| SOURCE EXCERPT |
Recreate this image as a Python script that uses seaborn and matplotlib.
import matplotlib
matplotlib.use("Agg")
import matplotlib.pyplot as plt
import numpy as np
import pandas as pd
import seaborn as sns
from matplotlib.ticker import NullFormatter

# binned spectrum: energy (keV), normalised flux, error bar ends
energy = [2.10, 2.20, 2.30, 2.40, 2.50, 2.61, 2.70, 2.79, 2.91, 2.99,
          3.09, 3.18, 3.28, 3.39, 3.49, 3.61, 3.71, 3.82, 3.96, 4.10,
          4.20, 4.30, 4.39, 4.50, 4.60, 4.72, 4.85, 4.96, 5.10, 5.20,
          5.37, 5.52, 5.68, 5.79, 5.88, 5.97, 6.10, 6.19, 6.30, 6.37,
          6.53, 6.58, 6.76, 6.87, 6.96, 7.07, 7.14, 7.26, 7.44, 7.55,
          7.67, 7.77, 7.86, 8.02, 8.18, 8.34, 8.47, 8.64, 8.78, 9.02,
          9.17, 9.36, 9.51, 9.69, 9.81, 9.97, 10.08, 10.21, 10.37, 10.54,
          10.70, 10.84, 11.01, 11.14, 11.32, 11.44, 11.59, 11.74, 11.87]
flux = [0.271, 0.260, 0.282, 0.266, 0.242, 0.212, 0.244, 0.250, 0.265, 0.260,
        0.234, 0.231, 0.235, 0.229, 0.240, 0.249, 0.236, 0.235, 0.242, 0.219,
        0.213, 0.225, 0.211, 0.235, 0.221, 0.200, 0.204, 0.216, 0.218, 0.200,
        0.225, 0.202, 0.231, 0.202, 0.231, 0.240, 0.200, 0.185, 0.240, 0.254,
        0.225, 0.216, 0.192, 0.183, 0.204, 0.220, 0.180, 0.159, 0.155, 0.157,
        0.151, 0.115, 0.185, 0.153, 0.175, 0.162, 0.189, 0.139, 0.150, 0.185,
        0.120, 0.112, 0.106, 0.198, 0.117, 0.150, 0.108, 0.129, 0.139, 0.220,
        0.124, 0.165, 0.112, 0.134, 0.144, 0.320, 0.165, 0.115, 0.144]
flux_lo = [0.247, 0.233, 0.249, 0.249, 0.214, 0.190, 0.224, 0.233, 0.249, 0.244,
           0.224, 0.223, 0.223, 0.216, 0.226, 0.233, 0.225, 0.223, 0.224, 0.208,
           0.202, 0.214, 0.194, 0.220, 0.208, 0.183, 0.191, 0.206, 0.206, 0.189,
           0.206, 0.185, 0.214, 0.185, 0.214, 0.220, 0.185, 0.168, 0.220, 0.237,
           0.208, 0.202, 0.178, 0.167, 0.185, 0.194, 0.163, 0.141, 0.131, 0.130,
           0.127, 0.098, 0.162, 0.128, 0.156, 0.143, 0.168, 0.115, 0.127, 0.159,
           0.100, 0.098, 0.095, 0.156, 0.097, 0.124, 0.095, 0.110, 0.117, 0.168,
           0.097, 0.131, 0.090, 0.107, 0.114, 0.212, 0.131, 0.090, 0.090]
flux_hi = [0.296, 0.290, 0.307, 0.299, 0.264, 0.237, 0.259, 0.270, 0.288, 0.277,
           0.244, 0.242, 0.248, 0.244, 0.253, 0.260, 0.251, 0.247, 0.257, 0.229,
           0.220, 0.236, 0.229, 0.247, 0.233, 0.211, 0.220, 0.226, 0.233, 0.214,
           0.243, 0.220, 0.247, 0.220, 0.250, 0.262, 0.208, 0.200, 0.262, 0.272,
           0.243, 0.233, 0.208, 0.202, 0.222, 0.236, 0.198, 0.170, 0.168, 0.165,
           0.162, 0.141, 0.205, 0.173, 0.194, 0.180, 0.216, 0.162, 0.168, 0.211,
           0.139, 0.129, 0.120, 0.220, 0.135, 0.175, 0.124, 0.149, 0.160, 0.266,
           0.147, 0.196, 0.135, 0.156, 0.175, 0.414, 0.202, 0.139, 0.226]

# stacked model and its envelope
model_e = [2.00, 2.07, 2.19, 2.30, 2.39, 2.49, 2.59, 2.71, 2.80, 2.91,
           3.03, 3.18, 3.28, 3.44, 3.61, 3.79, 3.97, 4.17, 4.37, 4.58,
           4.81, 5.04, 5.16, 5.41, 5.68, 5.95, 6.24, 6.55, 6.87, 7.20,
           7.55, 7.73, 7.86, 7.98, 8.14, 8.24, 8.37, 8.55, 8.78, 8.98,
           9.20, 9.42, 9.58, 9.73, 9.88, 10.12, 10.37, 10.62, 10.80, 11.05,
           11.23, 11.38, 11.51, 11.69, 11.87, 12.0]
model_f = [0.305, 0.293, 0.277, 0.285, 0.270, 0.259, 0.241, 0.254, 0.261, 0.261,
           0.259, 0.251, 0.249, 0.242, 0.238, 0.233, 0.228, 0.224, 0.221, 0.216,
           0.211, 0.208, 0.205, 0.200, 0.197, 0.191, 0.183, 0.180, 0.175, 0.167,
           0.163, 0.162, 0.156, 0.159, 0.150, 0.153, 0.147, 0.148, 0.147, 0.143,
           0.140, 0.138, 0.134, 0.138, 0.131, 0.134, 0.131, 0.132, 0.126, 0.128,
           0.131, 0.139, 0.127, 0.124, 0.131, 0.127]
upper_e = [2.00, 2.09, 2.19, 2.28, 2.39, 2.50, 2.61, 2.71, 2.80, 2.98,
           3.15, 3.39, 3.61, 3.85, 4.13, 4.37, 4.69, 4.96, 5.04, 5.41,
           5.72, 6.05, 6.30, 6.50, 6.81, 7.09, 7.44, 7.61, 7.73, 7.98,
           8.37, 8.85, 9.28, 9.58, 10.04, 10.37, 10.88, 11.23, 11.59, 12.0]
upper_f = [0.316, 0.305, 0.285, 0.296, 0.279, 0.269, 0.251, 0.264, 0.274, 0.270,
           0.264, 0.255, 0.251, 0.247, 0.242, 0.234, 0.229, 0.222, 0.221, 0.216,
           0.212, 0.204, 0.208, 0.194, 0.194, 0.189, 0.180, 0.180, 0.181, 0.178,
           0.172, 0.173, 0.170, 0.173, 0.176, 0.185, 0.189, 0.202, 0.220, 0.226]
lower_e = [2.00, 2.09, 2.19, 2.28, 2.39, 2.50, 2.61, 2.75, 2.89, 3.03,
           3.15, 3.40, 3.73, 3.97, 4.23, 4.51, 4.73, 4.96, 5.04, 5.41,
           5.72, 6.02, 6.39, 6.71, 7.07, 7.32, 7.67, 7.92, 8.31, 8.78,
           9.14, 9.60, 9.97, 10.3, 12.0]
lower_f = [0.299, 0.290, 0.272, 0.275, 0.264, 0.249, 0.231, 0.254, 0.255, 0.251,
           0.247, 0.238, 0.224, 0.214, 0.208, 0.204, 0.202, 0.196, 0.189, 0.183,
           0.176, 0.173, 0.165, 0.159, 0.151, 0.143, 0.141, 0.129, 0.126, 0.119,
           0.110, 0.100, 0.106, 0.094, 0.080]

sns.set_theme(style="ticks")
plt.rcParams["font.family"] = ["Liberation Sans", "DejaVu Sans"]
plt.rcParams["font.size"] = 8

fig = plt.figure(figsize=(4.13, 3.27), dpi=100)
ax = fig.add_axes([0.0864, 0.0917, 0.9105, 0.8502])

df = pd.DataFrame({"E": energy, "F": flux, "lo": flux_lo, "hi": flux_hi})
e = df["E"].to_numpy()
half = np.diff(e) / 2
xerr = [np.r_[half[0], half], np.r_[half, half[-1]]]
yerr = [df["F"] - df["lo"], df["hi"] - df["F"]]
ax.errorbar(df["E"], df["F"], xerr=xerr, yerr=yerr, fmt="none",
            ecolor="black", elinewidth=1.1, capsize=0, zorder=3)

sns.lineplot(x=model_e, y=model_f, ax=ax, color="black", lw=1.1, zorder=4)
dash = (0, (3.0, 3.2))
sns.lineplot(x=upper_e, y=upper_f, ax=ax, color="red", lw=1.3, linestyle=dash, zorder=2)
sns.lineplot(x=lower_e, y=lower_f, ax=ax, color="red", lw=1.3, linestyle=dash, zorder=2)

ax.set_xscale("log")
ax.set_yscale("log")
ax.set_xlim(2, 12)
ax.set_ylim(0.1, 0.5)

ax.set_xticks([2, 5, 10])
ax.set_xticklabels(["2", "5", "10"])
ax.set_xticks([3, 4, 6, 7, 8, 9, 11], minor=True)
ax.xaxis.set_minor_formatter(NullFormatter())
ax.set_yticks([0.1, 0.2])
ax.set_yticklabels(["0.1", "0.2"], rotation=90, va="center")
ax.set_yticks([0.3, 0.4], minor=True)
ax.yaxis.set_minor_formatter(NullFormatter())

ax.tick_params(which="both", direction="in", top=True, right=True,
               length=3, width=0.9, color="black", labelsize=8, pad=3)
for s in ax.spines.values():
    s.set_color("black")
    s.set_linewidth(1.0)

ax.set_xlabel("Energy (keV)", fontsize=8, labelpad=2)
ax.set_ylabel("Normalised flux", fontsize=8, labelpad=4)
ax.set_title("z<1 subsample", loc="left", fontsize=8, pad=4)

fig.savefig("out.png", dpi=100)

| REQUIRED WORK |
Reproduce, please, the lines of the material from its first line down to the line containing "from matplotlib.ticker import NullFormatter", keeping both ends and nothing beyond them.

| EXERCISE ANSWER |
Recreate this image as a Python script that uses seaborn and matplotlib.
import matplotlib
matplotlib.use("Agg")
import matplotlib.pyplot as plt
import numpy as np
import pandas as pd
import seaborn as sns
from matplotlib.ticker import NullFormatter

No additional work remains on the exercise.